■ **Exercise task**: Quote from the first line below through the line that contains "const titleScale = 472", both included, and leave the pictures out.

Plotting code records
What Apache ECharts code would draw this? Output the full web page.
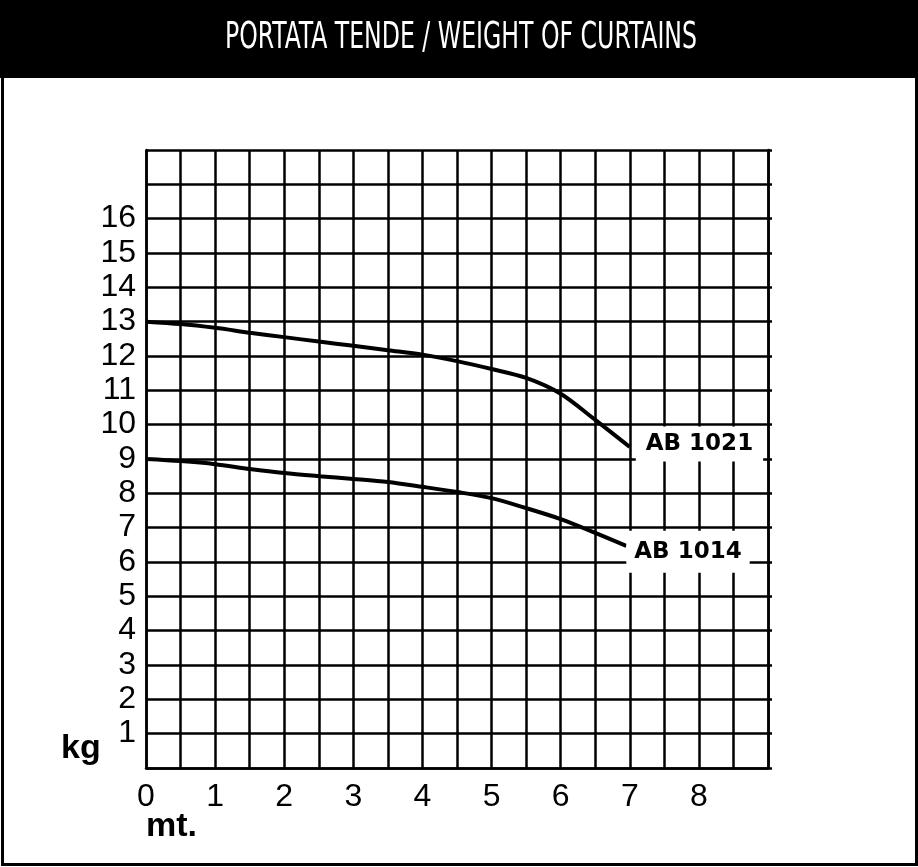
<!DOCTYPE html>
<html>
<head>
<meta charset="utf-8">
<script src="https://cdn.jsdelivr.net/npm/echarts@6/dist/echarts.min.js"></script>
<style>
html,body{margin:0;padding:0;background:#fff;}
#chart{width:918px;height:867px;}
</style>
</head>
<body>
<div id="chart"></div>
<script>
// ---- data ----
const chartTitle = 'PORTATA TENDE / WEIGHT OF CURTAINS';
const xUnit = 'mt.';
const yUnit = 'kg';
const seriesNames = ['AB 1021', 'AB 1014'];
const ab1021X = [0, 0.5, 1, 1.5, 2, 2.5, 3, 3.5, 4, 4.5, 5, 5.5, 6, 6.5, 7];
const ab1021Y = [13.0, 12.93, 12.82, 12.68, 12.55, 12.42, 12.3, 12.17, 12.04, 11.85, 11.62, 11.36, 10.9, 10.14, 9.35];
const ab1014X = [0, 0.5, 1, 1.5, 2, 2.5, 3, 3.5, 4, 4.5, 5, 5.5, 6, 6.5, 6.95];
const ab1014Y = [9.0, 8.94, 8.85, 8.71, 8.59, 8.5, 8.42, 8.33, 8.19, 8.04, 7.86, 7.57, 7.25, 6.85, 6.47];
const xTickLabels = [0, 1, 2, 3, 4, 5, 6, 7, 8];
const yTickLabels = [1, 2, 3, 4, 5, 6, 7, 8, 9, 10, 11, 12, 13, 14, 15, 16];

// ---- build ----
const pairs = (xs, ys) => xs.map((x, i) => [x, ys[i]]);

const titleFont = '38px "DejaVu Sans Condensed", "DejaVu Sans"';
const cv = document.createElement('canvas').getContext('2d');
cv.font = titleFont;
const titleScale = 472 / cv.measureText(chartTitle).width;

const chart = echarts.init(document.getElementById('chart'));
const gridLine = {show: true, lineStyle: {color: '#000', width: 2.5}};
const labelFont = {color: '#000', fontSize: 32, fontFamily: '"Liberation Sans", Arial, sans-serif'};
const unitFont = {color: '#000', fontSize: 34, fontWeight: 'bold', fontFamily: '"Liberation Sans", Arial, sans-serif'};

const endLbl = (offset, padding) => ({
  show: true,
  formatter: '{a}',
  color: '#000',
  fontFamily: '"DejaVu Sans", sans-serif',
  fontWeight: 'bold',
  fontSize: 23,
  lineHeight: 23,
  backgroundColor: '#fff',
  padding: padding,
  offset: offset
});

chart.setOption({
  animation: false,
  backgroundColor: '#fff',
  title: [
    {text: yUnit, left: 61, top: 732, padding: 0, textStyle: unitFont},
    {text: xUnit, left: 146, top: 810, padding: 0, textStyle: unitFont}
  ],
  graphic: [
    {type: 'rect', left: 0, top: 0, z: 0, shape: {width: 918, height: 78}, style: {fill: '#000'}},
    {type: 'rect', left: 0, top: 0, z: 0, shape: {x: 1.5, y: 1.5, width: 914, height: 862}, style: {fill: 'none', stroke: '#000', lineWidth: 3}},
    {type: 'text', x: 461, y: 38, scaleX: titleScale, z: 10,
     style: {text: chartTitle, fill: '#fff', font: titleFont, align: 'center', verticalAlign: 'middle'}}
  ],
  grid: {left: 146, top: 150, right: 150, bottom: 99, containLabel: false},
  xAxis: {
    type: 'value', min: 0, max: 9, interval: 0.5,
    axisLine: {show: true, lineStyle: {color: '#000', width: 2.5}},
    axisTick: {show: false},
    splitLine: gridLine,
    axisLabel: Object.assign({
      margin: 13,
      formatter: v => xTickLabels.includes(v) ? String(v) : ''
    }, labelFont)
  },
  yAxis: [{
    type: 'value', min: 0, max: 18, interval: 1,
    axisLine: {show: true, lineStyle: {color: '#000', width: 2.5}},
    axisTick: {show: false},
    splitLine: gridLine,
    axisLabel: Object.assign({
      margin: 10,
      formatter: v => yTickLabels.includes(v) ? String(v) : ''
    }, labelFont)
  }, {
    type: 'value', min: 0, max: 18, interval: 1, position: 'right',
    axisLine: {show: true, lineStyle: {color: '#000', width: 2.5}},
    axisTick: {show: true, length: 4, lineStyle: {color: '#000', width: 2.5}},
    splitLine: {show: false},
    axisLabel: {show: false}
  }],
  series: [
    {
      name: seriesNames[0], type: 'line', data: pairs(ab1021X, ab1021Y),
      smooth: 0.3, showSymbol: false, z: 5,
      lineStyle: {color: '#000', width: 4},
      endLabel: endLbl([-2, -3], [6, 10, 6, 10])
    },
    {
      name: seriesNames[1], type: 'line', data: pairs(ab1014X, ab1014Y),
      smooth: 0.3, showSymbol: false, z: 5,
      lineStyle: {color: '#000', width: 4},
      endLabel: endLbl([-8, 6], [10, 8, 9, 8])
    }
  ]
});
</script>
</body>
</html>
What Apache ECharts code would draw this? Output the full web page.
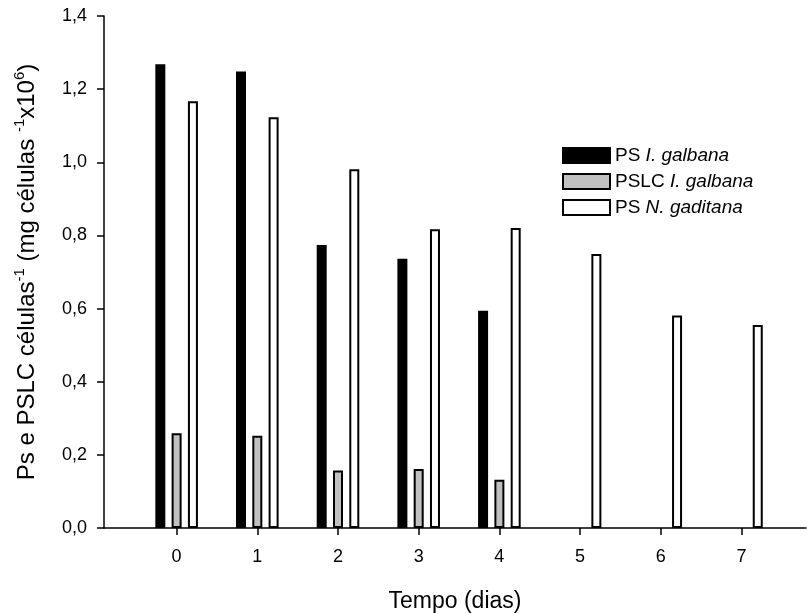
<!DOCTYPE html>
<html>
<head>
<meta charset="utf-8">
<script src="https://cdn.jsdelivr.net/npm/echarts@6/dist/echarts.min.js"></script>
<style>
  html, body { margin: 0; padding: 0; background: #fff; }
  #chart { width: 807px; height: 613px; }
</style>
</head>
<body>
<div id="chart"></div>
<script>
// Sampling days
const days = [0, 1, 2, 3, 4, 5, 6, 7];
// Dry weight per cell, I. galbana (days 0-4)
const psGalbana = [1.268, 1.248, 0.774, 0.736, 0.594];
// Lipid-free dry weight per cell, I. galbana (days 0-4)
const pslcGalbana = [0.259, 0.252, 0.157, 0.161, 0.132];
// Dry weight per cell, N. gaditana (days 0-7)
const psGaditana = [1.167, 1.123, 0.981, 0.817, 0.820, 0.749, 0.581, 0.555];
// Series names
const seriesNames = ['PS I. galbana', 'PSLC I. galbana', 'PS N. gaditana'];
// Legend text with the species names in italics
const legendText = {
  'PS I. galbana': '{n|PS }{i|I. galbana}',
  'PSLC I. galbana': '{n|PSLC }{i|I. galbana}',
  'PS N. gaditana': '{n|PS }{i|N. gaditana}'
};

const FONT = '"Liberation Sans", Arial, sans-serif';

const pair = (vals) => vals.map((v, i) => [days[i], v]);

const barStyle = (fill) => ({
  color: fill,
  borderColor: '#000',
  borderWidth: 2
});

const chart = echarts.init(document.getElementById('chart'), null, { renderer: 'canvas' });

chart.setOption({
  animation: false,
  backgroundColor: '#fff',
  textStyle: { fontFamily: FONT, color: '#000' },
  grid: { left: 104, right: 1, top: 16, bottom: 85, containLabel: false, outerBoundsMode: 'none' },
  legend: {
    orient: 'vertical',
    left: 557,
    top: 141,
    icon: 'rect',
    itemWidth: 47,
    itemHeight: 15,
    itemGap: 7,
    data: seriesNames,
    formatter: (name) => legendText[name],
    textStyle: {
      fontFamily: FONT,
      fontSize: 19,
      color: '#000',
      rich: {
        n: { fontFamily: FONT, fontSize: 19, color: '#000', lineHeight: 22 },
        i: { fontFamily: FONT, fontSize: 19, color: '#000', fontStyle: 'italic', lineHeight: 22 }
      }
    }
  },
  xAxis: {
    type: 'value',
    min: -0.9,
    max: 7.8,
    name: 'Tempo (dias)',
    nameLocation: 'middle',
    nameGap: 62,
    nameTextStyle: { fontFamily: FONT, fontSize: 23, color: '#000' },
    axisLine: { show: true, onZero: false, lineStyle: { color: '#000', width: 1.5 } },
    axisTick: { show: true, length: 7, customValues: days, lineStyle: { color: '#000', width: 1.5 } },
    axisLabel: {
      customValues: days,
      margin: 20,
      fontFamily: FONT,
      fontSize: 18,
      color: '#000',
      formatter: (v) => String(v)
    },
    splitLine: { show: false }
  },
  yAxis: {
    type: 'value',
    min: 0,
    max: 1.4,
    interval: 0.2,
    name: '{a|Ps e PSLC células}{s|-1}{a| (mg células }{s|-1}{a|x10}{s|6}{a|)}',
    nameLocation: 'middle',
    nameRotate: 90,
    nameGap: 62,
    nameTextStyle: {
      fontFamily: FONT,
      color: '#000',
      rich: {
        a: { fontFamily: FONT, fontSize: 24, color: '#000', lineHeight: 30 },
        s: { fontFamily: FONT, fontSize: 15, color: '#000', lineHeight: 30, verticalAlign: 'top' }
      }
    },
    axisLine: { show: true, onZero: false, lineStyle: { color: '#000', width: 1.5 } },
    axisTick: { show: true, length: 7, lineStyle: { color: '#000', width: 1.5 } },
    axisLabel: {
      margin: 17,
      fontFamily: FONT,
      fontSize: 18,
      color: '#000',
      formatter: (v) => v.toFixed(1).replace('.', ',')
    },
    splitLine: { show: false }
  },
  series: [
    {
      name: seriesNames[0],
      type: 'bar',
      barWidth: 10,
      barGap: '63%',
      itemStyle: barStyle('#000'),
      data: pair(psGalbana)
    },
    {
      name: seriesNames[1],
      type: 'bar',
      barWidth: 10,
      barGap: '63%',
      itemStyle: barStyle('#c0c0c0'),
      data: pair(pslcGalbana)
    },
    {
      name: seriesNames[2],
      type: 'bar',
      barWidth: 10,
      barGap: '63%',
      itemStyle: barStyle('#fff'),
      data: pair(psGaditana)
    }
  ]
});
</script>
</body>
</html>
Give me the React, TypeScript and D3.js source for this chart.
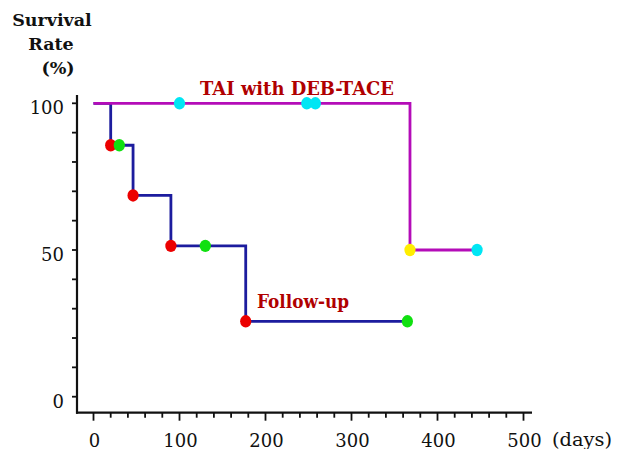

■ **Expected output**:
What Apache ECharts code would draw this? Output the full web page.
<!DOCTYPE html>
<html>
<head>
<meta charset="utf-8">
<script src="https://cdn.jsdelivr.net/npm/echarts@6/dist/echarts.min.js"></script>
<style>
html,body{margin:0;padding:0;background:#fff;}
#chart{width:918px;height:867px;}
</style>
</head>
<body>
<div id="chart"></div>
<script>
// ---- data ----
const chartTitle = 'PORTATA TENDE / WEIGHT OF CURTAINS';
const xUnit = 'mt.';
const yUnit = 'kg';
const seriesNames = ['AB 1021', 'AB 1014'];
const ab1021X = [0, 0.5, 1, 1.5, 2, 2.5, 3, 3.5, 4, 4.5, 5, 5.5, 6, 6.5, 7];
const ab1021Y = [13.0, 12.93, 12.82, 12.68, 12.55, 12.42, 12.3, 12.17, 12.04, 11.85, 11.62, 11.36, 10.9, 10.14, 9.35];
const ab1014X = [0, 0.5, 1, 1.5, 2, 2.5, 3, 3.5, 4, 4.5, 5, 5.5, 6, 6.5, 6.95];
const ab1014Y = [9.0, 8.94, 8.85, 8.71, 8.59, 8.5, 8.42, 8.33, 8.19, 8.04, 7.86, 7.57, 7.25, 6.85, 6.47];
const xTickLabels = [0, 1, 2, 3, 4, 5, 6, 7, 8];
const yTickLabels = [1, 2, 3, 4, 5, 6, 7, 8, 9, 10, 11, 12, 13, 14, 15, 16];

// ---- build ----
const pairs = (xs, ys) => xs.map((x, i) => [x, ys[i]]);

const titleFont = '38px "DejaVu Sans Condensed", "DejaVu Sans"';
const cv = document.createElement('canvas').getContext('2d');
cv.font = titleFont;
const titleScale = 472 / cv.measureText(chartTitle).width;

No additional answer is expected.